- [Rows]

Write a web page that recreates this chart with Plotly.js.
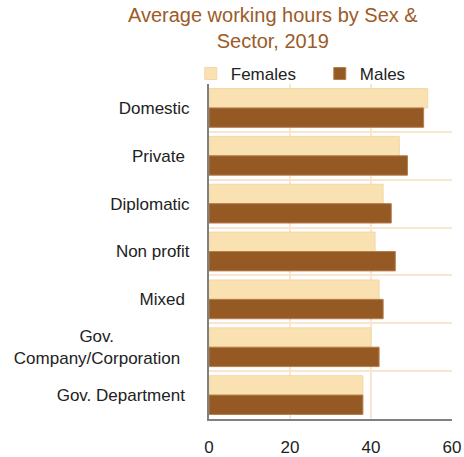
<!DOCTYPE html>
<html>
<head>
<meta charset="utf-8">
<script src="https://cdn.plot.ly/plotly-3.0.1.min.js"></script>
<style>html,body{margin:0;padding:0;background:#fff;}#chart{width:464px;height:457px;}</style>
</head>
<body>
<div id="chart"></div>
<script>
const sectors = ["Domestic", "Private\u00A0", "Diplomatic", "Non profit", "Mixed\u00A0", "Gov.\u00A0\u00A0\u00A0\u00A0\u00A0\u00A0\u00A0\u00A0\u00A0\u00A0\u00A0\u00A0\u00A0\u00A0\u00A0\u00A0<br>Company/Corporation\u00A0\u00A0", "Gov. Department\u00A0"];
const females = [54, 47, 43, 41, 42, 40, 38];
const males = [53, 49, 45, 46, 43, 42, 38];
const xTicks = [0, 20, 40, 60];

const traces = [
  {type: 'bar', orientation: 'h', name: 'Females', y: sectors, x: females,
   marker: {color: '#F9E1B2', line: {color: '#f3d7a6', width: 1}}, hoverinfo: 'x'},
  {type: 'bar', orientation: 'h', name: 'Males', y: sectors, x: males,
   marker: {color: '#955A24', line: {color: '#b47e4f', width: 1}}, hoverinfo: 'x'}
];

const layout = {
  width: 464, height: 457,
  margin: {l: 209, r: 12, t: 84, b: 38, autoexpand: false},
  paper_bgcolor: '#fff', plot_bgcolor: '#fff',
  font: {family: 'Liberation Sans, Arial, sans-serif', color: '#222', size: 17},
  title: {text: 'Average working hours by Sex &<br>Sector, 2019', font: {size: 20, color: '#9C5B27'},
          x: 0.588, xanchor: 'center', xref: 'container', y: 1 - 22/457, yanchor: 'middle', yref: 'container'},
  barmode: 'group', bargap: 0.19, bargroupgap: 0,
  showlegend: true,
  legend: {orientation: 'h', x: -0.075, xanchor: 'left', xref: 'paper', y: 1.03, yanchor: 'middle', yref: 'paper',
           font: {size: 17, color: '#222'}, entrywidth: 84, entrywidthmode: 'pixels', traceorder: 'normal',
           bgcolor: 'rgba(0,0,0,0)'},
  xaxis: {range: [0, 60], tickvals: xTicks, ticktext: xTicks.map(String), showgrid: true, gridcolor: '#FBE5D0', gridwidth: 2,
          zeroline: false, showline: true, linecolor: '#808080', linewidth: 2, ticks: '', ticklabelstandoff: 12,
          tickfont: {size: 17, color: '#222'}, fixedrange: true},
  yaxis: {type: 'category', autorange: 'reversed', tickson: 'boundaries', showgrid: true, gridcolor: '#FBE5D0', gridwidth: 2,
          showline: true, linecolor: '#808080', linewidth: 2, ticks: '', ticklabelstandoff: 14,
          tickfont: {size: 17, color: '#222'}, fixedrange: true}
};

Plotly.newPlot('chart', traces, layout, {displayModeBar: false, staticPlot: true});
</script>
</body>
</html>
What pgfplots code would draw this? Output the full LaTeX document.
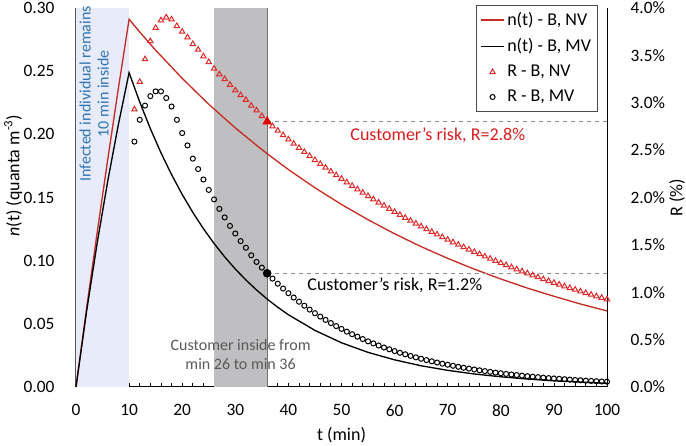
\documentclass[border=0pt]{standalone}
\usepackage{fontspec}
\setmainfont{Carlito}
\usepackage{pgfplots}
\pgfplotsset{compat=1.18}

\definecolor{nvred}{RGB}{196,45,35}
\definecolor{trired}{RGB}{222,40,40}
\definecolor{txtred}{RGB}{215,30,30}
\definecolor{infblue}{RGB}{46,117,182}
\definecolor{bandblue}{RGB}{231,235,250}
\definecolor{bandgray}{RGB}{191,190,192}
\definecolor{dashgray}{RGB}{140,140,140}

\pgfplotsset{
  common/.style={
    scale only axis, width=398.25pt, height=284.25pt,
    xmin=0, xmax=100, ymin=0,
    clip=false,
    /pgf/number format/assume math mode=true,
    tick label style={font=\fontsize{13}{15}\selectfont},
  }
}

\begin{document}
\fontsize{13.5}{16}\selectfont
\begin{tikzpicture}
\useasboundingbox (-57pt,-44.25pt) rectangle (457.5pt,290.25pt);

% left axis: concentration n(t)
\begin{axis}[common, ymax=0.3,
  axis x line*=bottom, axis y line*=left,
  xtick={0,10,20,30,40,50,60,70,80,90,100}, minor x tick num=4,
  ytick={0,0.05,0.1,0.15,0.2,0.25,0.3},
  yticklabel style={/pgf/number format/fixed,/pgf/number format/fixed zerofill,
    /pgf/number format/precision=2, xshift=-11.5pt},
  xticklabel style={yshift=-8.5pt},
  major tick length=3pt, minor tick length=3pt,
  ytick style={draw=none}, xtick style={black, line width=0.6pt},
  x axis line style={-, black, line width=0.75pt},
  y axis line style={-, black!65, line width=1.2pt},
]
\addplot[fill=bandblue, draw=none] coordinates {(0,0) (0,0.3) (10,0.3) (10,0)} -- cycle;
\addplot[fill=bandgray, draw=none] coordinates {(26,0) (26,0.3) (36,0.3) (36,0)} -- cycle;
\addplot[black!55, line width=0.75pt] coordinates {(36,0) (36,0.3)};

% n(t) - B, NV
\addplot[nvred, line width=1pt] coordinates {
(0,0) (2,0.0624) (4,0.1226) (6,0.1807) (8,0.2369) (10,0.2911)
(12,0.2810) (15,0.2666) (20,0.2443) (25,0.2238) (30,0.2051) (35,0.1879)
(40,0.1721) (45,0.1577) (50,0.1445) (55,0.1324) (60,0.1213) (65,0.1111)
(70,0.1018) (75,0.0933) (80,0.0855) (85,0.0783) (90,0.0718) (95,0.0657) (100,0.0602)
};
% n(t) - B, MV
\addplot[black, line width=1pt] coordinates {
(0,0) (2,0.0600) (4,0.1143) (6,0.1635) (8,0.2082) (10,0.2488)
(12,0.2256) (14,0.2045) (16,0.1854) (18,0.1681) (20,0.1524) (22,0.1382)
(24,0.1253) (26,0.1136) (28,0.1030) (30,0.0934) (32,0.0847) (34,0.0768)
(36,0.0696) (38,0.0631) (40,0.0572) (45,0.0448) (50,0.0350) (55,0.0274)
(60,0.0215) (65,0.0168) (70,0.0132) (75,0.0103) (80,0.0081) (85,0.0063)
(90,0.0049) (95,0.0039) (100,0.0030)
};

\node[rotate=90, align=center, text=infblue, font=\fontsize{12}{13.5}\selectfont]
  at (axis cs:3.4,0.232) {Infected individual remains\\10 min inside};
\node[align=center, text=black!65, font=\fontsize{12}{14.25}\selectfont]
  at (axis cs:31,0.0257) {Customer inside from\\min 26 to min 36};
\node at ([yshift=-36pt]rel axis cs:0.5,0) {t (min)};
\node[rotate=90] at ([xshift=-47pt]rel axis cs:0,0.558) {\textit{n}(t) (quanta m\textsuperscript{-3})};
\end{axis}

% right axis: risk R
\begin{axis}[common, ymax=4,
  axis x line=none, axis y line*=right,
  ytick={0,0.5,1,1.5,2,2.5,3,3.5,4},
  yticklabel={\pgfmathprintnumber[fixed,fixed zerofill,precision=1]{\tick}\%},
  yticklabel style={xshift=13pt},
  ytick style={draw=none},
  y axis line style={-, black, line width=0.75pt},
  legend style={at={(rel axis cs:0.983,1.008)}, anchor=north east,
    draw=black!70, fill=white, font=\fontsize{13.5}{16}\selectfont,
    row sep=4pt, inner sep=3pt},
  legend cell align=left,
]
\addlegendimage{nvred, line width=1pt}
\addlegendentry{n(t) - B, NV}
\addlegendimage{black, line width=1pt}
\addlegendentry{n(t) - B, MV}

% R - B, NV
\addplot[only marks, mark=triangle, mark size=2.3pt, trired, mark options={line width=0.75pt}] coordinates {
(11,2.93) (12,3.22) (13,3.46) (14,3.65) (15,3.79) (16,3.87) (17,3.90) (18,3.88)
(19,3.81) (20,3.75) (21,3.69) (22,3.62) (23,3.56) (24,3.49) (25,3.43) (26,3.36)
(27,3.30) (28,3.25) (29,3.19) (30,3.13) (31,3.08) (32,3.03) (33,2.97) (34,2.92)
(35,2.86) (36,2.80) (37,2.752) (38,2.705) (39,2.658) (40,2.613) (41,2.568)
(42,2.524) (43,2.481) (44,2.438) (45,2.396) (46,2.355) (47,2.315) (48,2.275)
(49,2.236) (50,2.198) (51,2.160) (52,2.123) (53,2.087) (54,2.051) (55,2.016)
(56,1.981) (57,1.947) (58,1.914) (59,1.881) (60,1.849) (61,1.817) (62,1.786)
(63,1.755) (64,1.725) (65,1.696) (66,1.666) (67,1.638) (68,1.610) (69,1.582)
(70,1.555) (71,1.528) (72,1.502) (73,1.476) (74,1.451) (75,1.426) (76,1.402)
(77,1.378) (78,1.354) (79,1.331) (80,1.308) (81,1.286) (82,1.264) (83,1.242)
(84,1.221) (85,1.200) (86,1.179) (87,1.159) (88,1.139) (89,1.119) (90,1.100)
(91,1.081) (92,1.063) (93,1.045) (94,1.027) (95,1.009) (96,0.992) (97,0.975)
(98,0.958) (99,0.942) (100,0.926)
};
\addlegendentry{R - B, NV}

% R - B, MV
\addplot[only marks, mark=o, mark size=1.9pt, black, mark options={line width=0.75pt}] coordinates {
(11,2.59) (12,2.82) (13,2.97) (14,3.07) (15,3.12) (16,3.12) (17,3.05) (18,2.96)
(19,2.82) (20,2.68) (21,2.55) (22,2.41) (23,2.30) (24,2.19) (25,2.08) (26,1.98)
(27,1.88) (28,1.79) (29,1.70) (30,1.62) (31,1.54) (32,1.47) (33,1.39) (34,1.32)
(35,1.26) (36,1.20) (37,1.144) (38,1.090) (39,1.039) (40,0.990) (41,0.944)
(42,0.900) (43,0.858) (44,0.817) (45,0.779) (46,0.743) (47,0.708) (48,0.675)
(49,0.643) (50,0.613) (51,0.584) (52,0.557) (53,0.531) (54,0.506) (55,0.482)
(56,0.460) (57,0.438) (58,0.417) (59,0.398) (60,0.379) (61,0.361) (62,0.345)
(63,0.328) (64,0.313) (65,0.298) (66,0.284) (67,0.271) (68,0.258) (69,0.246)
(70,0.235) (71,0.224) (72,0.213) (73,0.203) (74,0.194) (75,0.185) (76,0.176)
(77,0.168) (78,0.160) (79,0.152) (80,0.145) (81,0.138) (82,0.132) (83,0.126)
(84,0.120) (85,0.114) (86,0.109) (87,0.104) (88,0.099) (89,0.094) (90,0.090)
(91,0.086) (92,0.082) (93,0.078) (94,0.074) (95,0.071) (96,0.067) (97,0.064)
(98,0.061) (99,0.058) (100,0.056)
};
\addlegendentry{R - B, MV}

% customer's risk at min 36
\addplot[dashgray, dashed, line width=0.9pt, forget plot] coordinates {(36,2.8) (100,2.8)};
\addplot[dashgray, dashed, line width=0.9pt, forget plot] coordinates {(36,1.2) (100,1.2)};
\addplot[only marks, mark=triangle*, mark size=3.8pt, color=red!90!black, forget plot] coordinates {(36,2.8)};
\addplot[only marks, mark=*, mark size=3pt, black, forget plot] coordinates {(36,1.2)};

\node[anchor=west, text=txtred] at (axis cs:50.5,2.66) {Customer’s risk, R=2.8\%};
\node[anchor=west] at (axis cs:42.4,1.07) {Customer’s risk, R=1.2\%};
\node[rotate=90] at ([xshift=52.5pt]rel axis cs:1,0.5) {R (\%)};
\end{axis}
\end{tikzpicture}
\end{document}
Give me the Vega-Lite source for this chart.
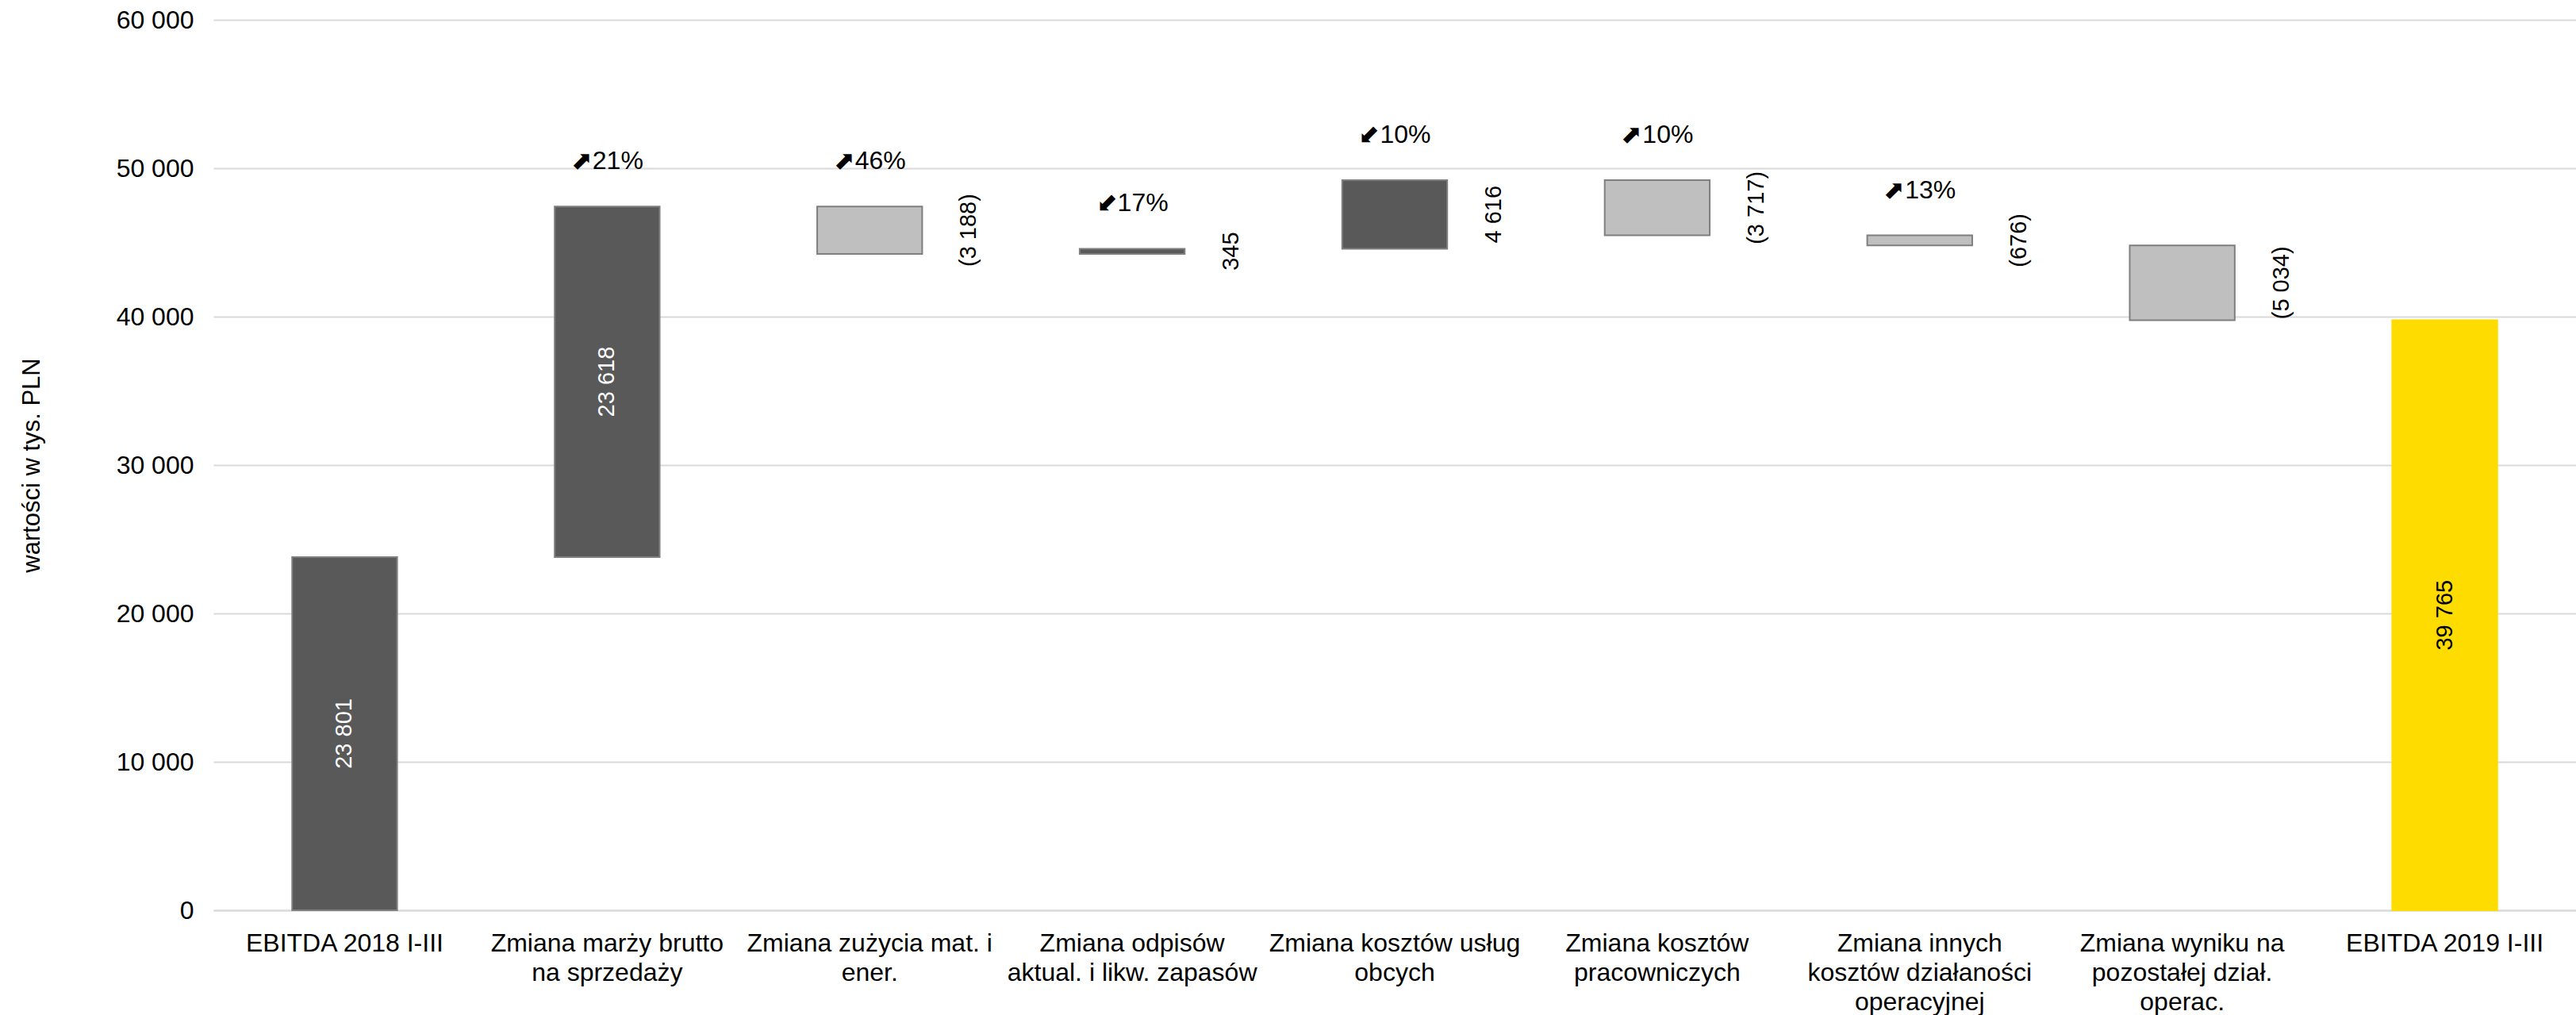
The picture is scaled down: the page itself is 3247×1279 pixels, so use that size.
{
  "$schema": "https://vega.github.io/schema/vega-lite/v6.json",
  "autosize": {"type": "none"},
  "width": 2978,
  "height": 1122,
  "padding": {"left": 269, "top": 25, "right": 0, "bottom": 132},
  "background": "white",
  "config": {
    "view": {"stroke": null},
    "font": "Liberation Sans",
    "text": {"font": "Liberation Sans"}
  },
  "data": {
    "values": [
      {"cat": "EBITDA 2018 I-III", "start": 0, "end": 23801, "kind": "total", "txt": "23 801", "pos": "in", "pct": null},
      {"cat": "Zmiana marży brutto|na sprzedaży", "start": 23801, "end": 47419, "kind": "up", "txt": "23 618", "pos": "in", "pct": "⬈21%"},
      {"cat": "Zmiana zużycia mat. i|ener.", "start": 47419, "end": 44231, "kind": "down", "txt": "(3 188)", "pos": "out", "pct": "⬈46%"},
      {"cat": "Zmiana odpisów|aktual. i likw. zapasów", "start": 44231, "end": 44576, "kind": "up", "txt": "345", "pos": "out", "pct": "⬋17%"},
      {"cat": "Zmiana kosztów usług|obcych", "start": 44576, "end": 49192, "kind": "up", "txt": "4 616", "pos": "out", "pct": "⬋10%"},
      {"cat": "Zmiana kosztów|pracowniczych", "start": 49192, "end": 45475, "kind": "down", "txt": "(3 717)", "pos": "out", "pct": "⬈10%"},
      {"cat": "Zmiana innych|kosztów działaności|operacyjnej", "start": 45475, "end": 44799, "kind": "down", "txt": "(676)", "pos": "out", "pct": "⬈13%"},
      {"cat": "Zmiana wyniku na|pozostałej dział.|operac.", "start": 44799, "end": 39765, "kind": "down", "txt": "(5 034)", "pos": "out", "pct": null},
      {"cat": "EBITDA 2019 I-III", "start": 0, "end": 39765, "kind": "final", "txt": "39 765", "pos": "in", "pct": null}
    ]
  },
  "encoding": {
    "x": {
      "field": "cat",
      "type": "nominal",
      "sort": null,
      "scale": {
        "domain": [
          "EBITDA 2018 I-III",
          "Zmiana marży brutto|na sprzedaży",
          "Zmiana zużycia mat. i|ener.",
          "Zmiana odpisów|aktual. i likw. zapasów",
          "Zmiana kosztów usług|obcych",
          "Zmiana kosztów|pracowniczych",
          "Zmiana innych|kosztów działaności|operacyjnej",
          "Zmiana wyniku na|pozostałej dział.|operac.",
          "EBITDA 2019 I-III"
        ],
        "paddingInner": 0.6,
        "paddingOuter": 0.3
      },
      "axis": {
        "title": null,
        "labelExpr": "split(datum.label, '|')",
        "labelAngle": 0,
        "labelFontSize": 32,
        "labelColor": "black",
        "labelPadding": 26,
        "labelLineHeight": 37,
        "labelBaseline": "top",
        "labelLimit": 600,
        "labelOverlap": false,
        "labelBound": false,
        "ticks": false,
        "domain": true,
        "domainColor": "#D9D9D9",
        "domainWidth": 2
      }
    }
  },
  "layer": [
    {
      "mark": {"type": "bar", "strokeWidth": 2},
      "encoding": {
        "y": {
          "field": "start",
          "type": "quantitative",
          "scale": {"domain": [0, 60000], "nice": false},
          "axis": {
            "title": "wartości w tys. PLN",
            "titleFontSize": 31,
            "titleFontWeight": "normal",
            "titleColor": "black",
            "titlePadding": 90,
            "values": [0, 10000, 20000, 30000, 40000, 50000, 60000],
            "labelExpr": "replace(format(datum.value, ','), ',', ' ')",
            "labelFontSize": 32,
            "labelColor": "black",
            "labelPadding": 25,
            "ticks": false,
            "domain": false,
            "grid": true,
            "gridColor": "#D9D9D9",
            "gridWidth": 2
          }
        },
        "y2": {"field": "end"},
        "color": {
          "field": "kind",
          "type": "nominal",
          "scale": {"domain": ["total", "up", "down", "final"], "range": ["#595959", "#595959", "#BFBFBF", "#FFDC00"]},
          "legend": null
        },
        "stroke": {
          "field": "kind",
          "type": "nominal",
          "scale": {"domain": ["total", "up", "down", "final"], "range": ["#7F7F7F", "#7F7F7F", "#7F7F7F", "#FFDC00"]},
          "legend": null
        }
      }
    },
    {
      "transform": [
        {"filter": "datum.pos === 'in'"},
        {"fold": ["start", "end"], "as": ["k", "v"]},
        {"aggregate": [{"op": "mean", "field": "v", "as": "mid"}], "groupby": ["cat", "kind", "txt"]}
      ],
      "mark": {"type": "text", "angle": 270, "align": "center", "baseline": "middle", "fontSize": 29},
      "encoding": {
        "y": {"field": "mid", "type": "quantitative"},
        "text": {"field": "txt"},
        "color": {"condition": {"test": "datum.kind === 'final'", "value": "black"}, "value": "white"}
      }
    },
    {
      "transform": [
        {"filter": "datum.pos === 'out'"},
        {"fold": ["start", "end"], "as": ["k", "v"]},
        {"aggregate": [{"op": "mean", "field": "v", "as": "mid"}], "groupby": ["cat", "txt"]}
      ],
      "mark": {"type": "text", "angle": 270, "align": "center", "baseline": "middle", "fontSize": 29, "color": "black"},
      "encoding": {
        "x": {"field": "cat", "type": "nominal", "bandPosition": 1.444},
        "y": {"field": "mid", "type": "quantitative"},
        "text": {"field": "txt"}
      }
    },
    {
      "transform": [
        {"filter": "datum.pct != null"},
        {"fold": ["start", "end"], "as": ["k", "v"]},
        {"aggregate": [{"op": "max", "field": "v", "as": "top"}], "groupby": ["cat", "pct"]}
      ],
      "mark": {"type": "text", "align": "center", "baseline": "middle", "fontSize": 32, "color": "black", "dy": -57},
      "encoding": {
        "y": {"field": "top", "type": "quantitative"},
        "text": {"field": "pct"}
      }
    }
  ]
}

- [The request] Provide the number of lines in the entries that include "this", and no other text.

- [Worked solution] 3